As many as 200 million Yahoo accounts may have been posted for sale on the dark web as part of a cyber attack, claims one notorious hacker, potentially putting the online security of users at a serious risk.

The alleged hacker, who goes by the name "Peace," has previously offloaded hacked data from MySpace and LinkedIn. He told tech site Motherboard that the Yahoo data was from "2012 most likely," and included usernames, hashed passwords, dates of birth and recovery emails.

Yahoo has neither confirmed nor denied any breach, telling NBC News in an emailed statement that its security team is "working to determine the facts."

Marissa Mayer
Yahoo president and CEO Marissa Mayer speaks during a keynote address at the International Consumer Electronics Show, in Las Vegas on Jan. 7, 2014. Yahoo is investigating an alleged breach that includes 200 million supposed accounts for sale on the dark web.

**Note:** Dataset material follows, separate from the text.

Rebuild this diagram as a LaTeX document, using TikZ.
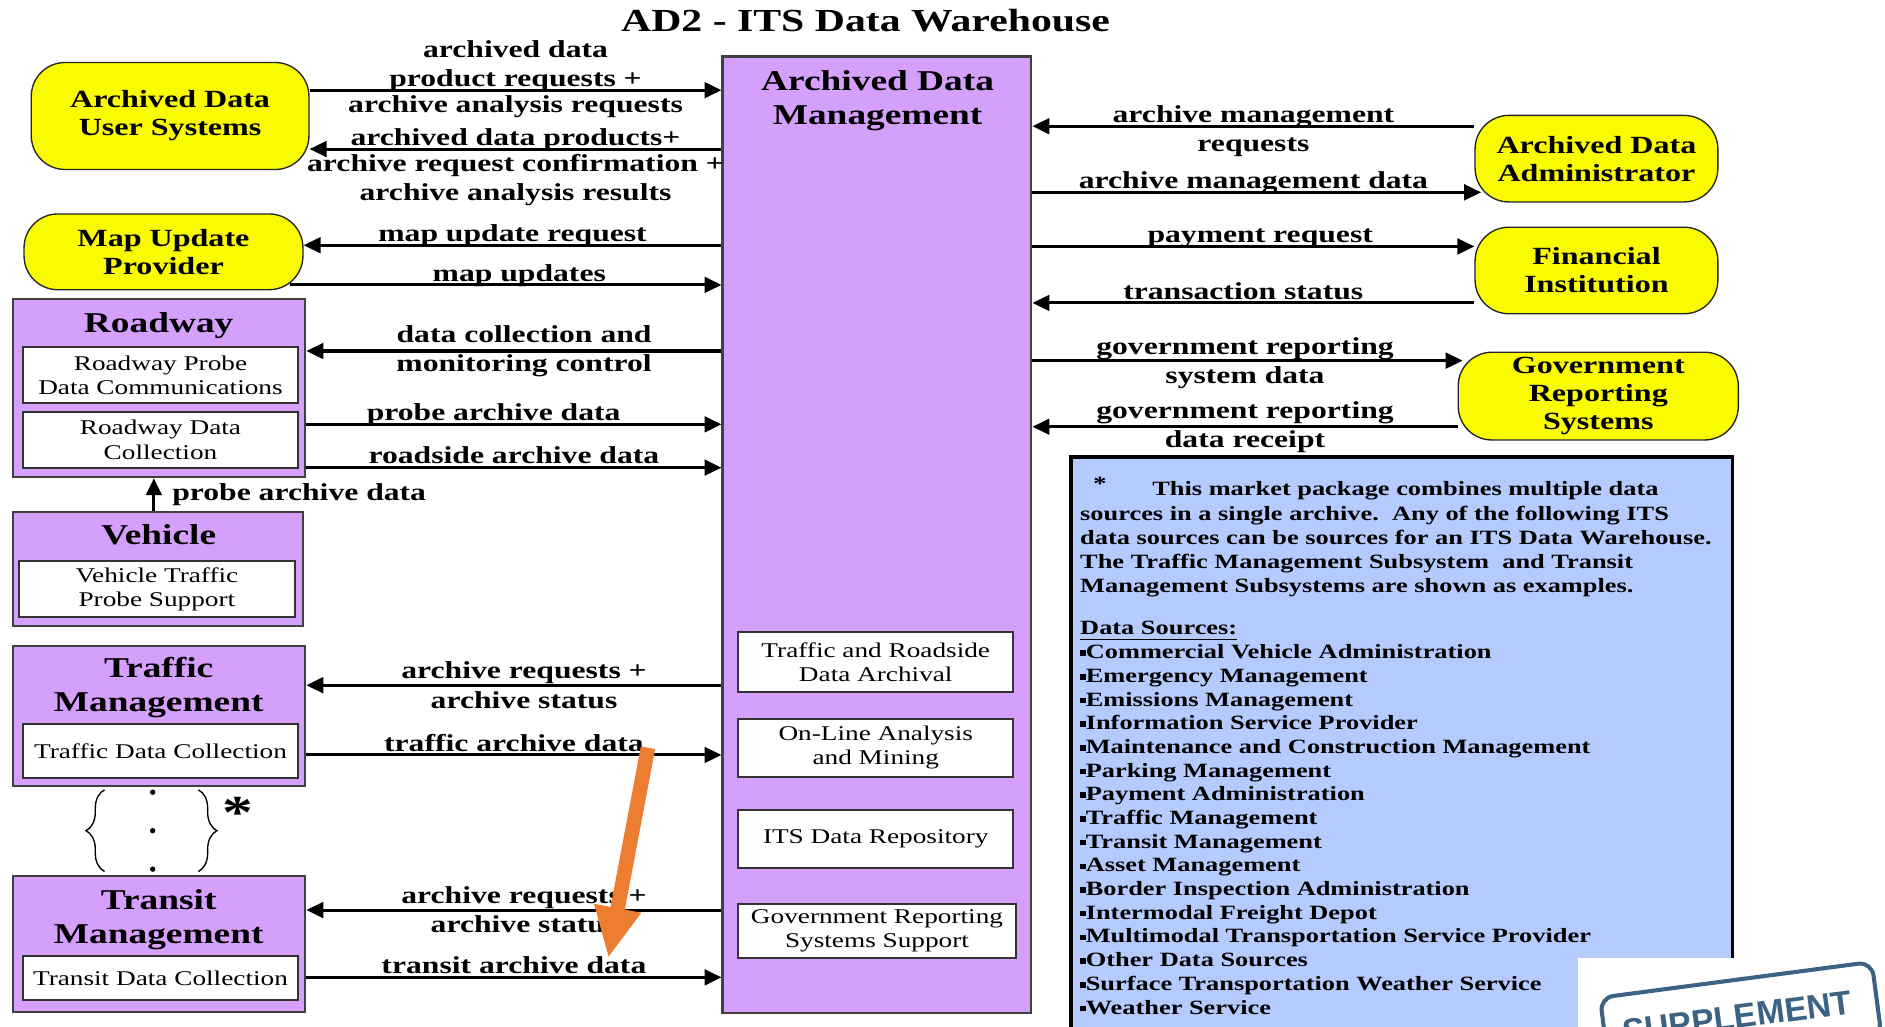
\documentclass[tikz,border=0pt]{standalone}
\usepackage{fontspec}
\setmainfont{Liberation Serif}[FakeStretch=1.3]
\setsansfont{Liberation Sans}
\usetikzlibrary{arrows.meta,fit,decorations.pathreplacing}

\definecolor{ylw}{RGB}{250,250,0}
\definecolor{lav}{RGB}{212,160,252}
\definecolor{notebl}{RGB}{181,203,254}
\definecolor{ornge}{RGB}{237,125,49}
\definecolor{stampc}{RGB}{62,98,132}
\newcommand\sq{\rule[0.3ex]{0.6ex}{0.6ex}}

\begin{document}
\begin{tikzpicture}[x=0.0125cm,y=-0.0125cm,
  lbl/.style={font=\fontsize{7.2}{8.6}\selectfont\bfseries,align=center,inner sep=0.5pt},
  up/.style={lbl,above,text depth=0.2pt},
  dn/.style={lbl,below,yshift=-0.7pt},
  flow/.style={line width=0.9pt,-{Triangle[length=5pt,width=4.6pt]}},
  ext/.style={draw=black!85,fill=ylw,rounded corners=10pt,inner sep=0pt},
  extt/.style={align=center,font=\fontsize{7.3}{8.3}\selectfont\bfseries},
  subsys/.style={draw=black!75,fill=lav,inner sep=0pt,line width=0.6pt},
  ttl/.style={font=\fontsize{8.5}{10}\selectfont\bfseries,align=center},
  pkg/.style={draw=black!80,fill=white,inner sep=0pt,line width=0.6pt},
  pkgt/.style={align=center,font=\fontsize{6.2}{7.2}\selectfont},
  nt/.style={font=\fontsize{6}{7}\selectfont\bfseries,anchor=base west,inner sep=0pt}]
\useasboundingbox (0,0) rectangle (1568,854);
\clip (0,0) rectangle (1568,854);
\node[font=\fontsize{9.5}{11}\selectfont\bfseries] (title) at (720,17) {AD2 - ITS Data Warehouse};

% terminators
\node[ext,fit={(26,52)(257,141)}] (ads) {};
\node[extt] (adst) at (ads) {Archived Data\\User Systems};
\node[ext,fit={(20,178)(252,241)}] (mup) {};
\node[extt] (mupt) at (mup) {Map Update\\Provider};
\node[ext,fit={(1227,96)(1429,168)}] (ada) {};
\node[extt] (adat) at (ada) {Archived Data\\Administrator};
\node[ext,fit={(1227,189)(1429,261)}] (fin) {};
\node[extt] (fint) at (fin) {Financial\\Institution};
\node[ext,fit={(1213,293)(1446,366)}] (grs) {};
\node[extt] (grst) at (grs) {Government\\Reporting\\Systems};

% subsystems and their packages
\node[subsys,fit={(11,249)(254,397)}] (road) {};
\node[ttl] (roadt) at (132,271) {Roadway};
\node[pkg,fit={(19,289)(248,335)}] (roadprobe) {};
\node[pkgt] (roadprobet) at (roadprobe) {Roadway Probe\\Data Communications};
\node[pkg,fit={(19,343)(248,389)}] (roadcoll) {};
\node[pkgt] (roadcollt) at (roadcoll) {Roadway Data\\Collection};

\node[subsys,fit={(11,426)(252,521)}] (veh) {};
\node[ttl] (veht) at (132,445) {Vehicle};
\node[pkg,fit={(16,467)(245,513)}] (vehprobe) {};
\node[pkgt] (vehprobet) at (vehprobe) {Vehicle Traffic\\Probe Support};

\node[subsys,fit={(11,537)(254,654)}] (tm) {};
\node[ttl] (tmt) at (132,572) {Traffic\\Management};
\node[pkg,fit={(19,602)(248,647)}] (tmcoll) {};
\node[pkgt] (tmcollt) at (tmcoll) {Traffic Data Collection};

\node[subsys,fit={(11,729)(254,842)}] (trm) {};
\node[ttl] (trmt) at (132,765) {Transit\\Management};
\node[pkg,fit={(19,795)(248,832)}] (trmcoll) {};
\node[pkgt] (trmcollt) at (trmcoll) {Transit Data Collection};

\node[subsys,fit={(601,47)(858,843)}] (adm) {};
\node[ttl] (admt) at (730,84) {Archived Data\\Management};
\node[pkg,fit={(614,526)(843,576)}] (admarch) {};
\node[pkgt] (admarcht) at (admarch) {Traffic and Roadside\\Data Archival};
\node[pkg,fit={(614,598)(843,646)}] (admmine) {};
\node[pkgt] (admminet) at (admmine) {On-Line Analysis\\and Mining};
\node[pkg,fit={(614,674)(843,722)}] (admrepo) {};
\node[pkgt] (admrepot) at (admrepo) {ITS Data Repository};
\node[pkg,fit={(614,752)(845,797)}] (admgov) {};
\node[pkgt] (admgovt) at (admgov) {Government Reporting\\Systems Support};

% flows on the left
\draw[flow] (ads.east |- 0,75) -- node[up] (l1a) {archived data\\product requests +}
  node[dn] (l1b) {archive analysis requests} (adm.west |- 0,75);
\draw[flow] (adm.west |- 0,124) -- node[up] (l2a) {archived data products+}
  node[dn] (l2b) {archive request confirmation +\\archive analysis results} (ads.east |- 0,124);
\draw[flow] (adm.west |- 0,204) -- node[up] (l3) {map update request} (mup.east |- 0,204);
\draw[flow,shorten <=-4pt] (mup.east |- 0,237) -- node[up,xshift=2pt] (l4) {map updates} (adm.west |- 0,237);
\draw[flow] (adm.west |- 0,292) -- node[lbl,xshift=3pt] (l5) {data collection and\\monitoring control} (road.east |- 0,292);
\draw[flow] (road.east |- 0,353) -- node[up,xshift=-6pt] (l6) {probe archive data} (adm.west |- 0,353);
\draw[flow] (road.east |- 0,389) -- node[up] (l7) {roadside archive data} (adm.west |- 0,389);
\draw[flow] (veh.north -| 128,0) -- node[lbl,right=4.5pt] (l8) {probe archive data} (road.south -| 128,0);
\draw[flow] (adm.west |- 0,570) -- node[lbl,xshift=3pt] (l9) {archive requests +\\archive status} (tm.east |- 0,570);
\draw[flow] (tm.east |- 0,628) -- node[up] (l10) {traffic archive data} (adm.west |- 0,628);
\draw[flow] (adm.west |- 0,757) -- node[lbl,xshift=3pt] (l11) {archive requests +\\archive status} (trm.east |- 0,757);
\draw[flow] (trm.east |- 0,813) -- node[up] (l12) {transit archive data} (adm.west |- 0,813);

% flows on the right
\draw[flow] (ada.west |- 0,105) -- node[lbl,yshift=-1.5pt] (r1) {archive management\\requests} (adm.east |- 0,105);
\draw[flow,shorten >=-2pt] (adm.east |- 0,160) -- node[up] (r2) {archive management data} (ada.west |- 0,160);
\draw[flow] (adm.east |- 0,205) -- node[up,xshift=2pt] (r3) {payment request} (fin.west |- 0,205);
\draw[flow] (fin.west |- 0,252) -- node[up,xshift=-3pt] (r4) {transaction status} (adm.east |- 0,252);
\draw[flow,shorten >=-1.5pt] (adm.east |- 0,300) -- node[lbl,yshift=-0.8pt] (r5) {government reporting\\system data} (grs.west |- 0,300);
\draw[flow] (grs.west |- 0,355) -- node[lbl] (r6) {government reporting\\data receipt} (adm.east |- 0,355);

% "more sources" brace
\draw[decorate,decoration={brace,amplitude=5.5pt}] (87,725) -- (87,657);
\draw[decorate,decoration={brace,amplitude=5.5pt}] (165,657) -- (165,725);
\foreach \y in {659,691,723} \fill (127,\y) circle[radius=0.8pt];
\node[font=\fontsize{14}{14}\selectfont\bfseries,anchor=base,inner sep=0pt] (star) at (198,689) {*};

% note on data sources
\node[draw,line width=1pt,fill=notebl,inner sep=0pt,fit={(891,380)(1441,875)}] (note) {};
\node[nt,anchor=base] (nstar) at (915,408) {*};
\node[nt] (n1) at (958,412) {This market package combines multiple data};
\node[nt] (n2) at (898,433) {sources in a single archive.\ \ Any of the following ITS};
\node[nt] (n3) at (898,453) {data sources can be sources for an ITS Data Warehouse.};
\node[nt] (n4) at (898,473) {The Traffic Management Subsystem\ \ and Transit};
\node[nt] (n5) at (898,493) {Management Subsystems are shown as examples.};
\node[nt] (nds) at (898,528) {\underline{Data Sources:}};
\foreach \lab [count=\i from 0] in {Commercial Vehicle Administration,Emergency Management,
    Emissions Management,Information Service Provider,Maintenance and Construction Management,
    Parking Management,Payment Administration,Traffic Management,Transit Management,
    Asset Management,Border Inspection Administration,Intermodal Freight Depot,
    Multimodal Transportation Service Provider,Other Data Sources,
    Surface Transportation Weather Service,Weather Service}
  \node[nt] (src\i) at (898,548+19.7*\i) {\sq\lab};

% highlight arrow
\coordinate (otail) at (539,622);
\coordinate (otip) at (506,797);
\draw[ornge,line width=4.3pt,-{Triangle[length=15pt,width=13pt]}] (otail) -- (otip);

% stamp in the corner
\fill[white] (1313,797) rectangle (1568,854);
\begin{scope}
\clip (1313,797) rectangle (1568,854);
\node[draw=stampc,line width=1.2pt,rounded corners=4pt,minimum width=2.85cm,minimum height=0.78cm,rotate=7.5] (stamp) at (1448,846) {};
\node[text=stampc,font=\sffamily\bfseries\fontsize{10}{10}\selectfont,rotate=7.5] (stampt) at (1445,846) {SUPPLEMENT};
\end{scope}
\end{tikzpicture}
\end{document}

Julie Jacobson / AP

"We are aware of a claim. We are committed to protecting the security of our users' information and we take any such claim very seriously," the company said in the statement.

Should I Change My Password?

Robert Siciliano, CEO of IDTheftSecurity.com said that regardless of whether the information is legitimate or if it's outdated, it would still benefit anyone who uses a Yahoo account to take a proactive approach to protecting their private information.

"With any data breach, the moment that the user is made aware they should immediately change their password," Siciliano told NBC News. "Make sure that the password they change it to is not the same as any other password they use for any other critical account."

Yahoo said it urges users to create strong, unique passwords but also points them to Account Key. The service replaces passwords by sending an alert to a user's phone requesting access anytime they try to log in by entering their email address.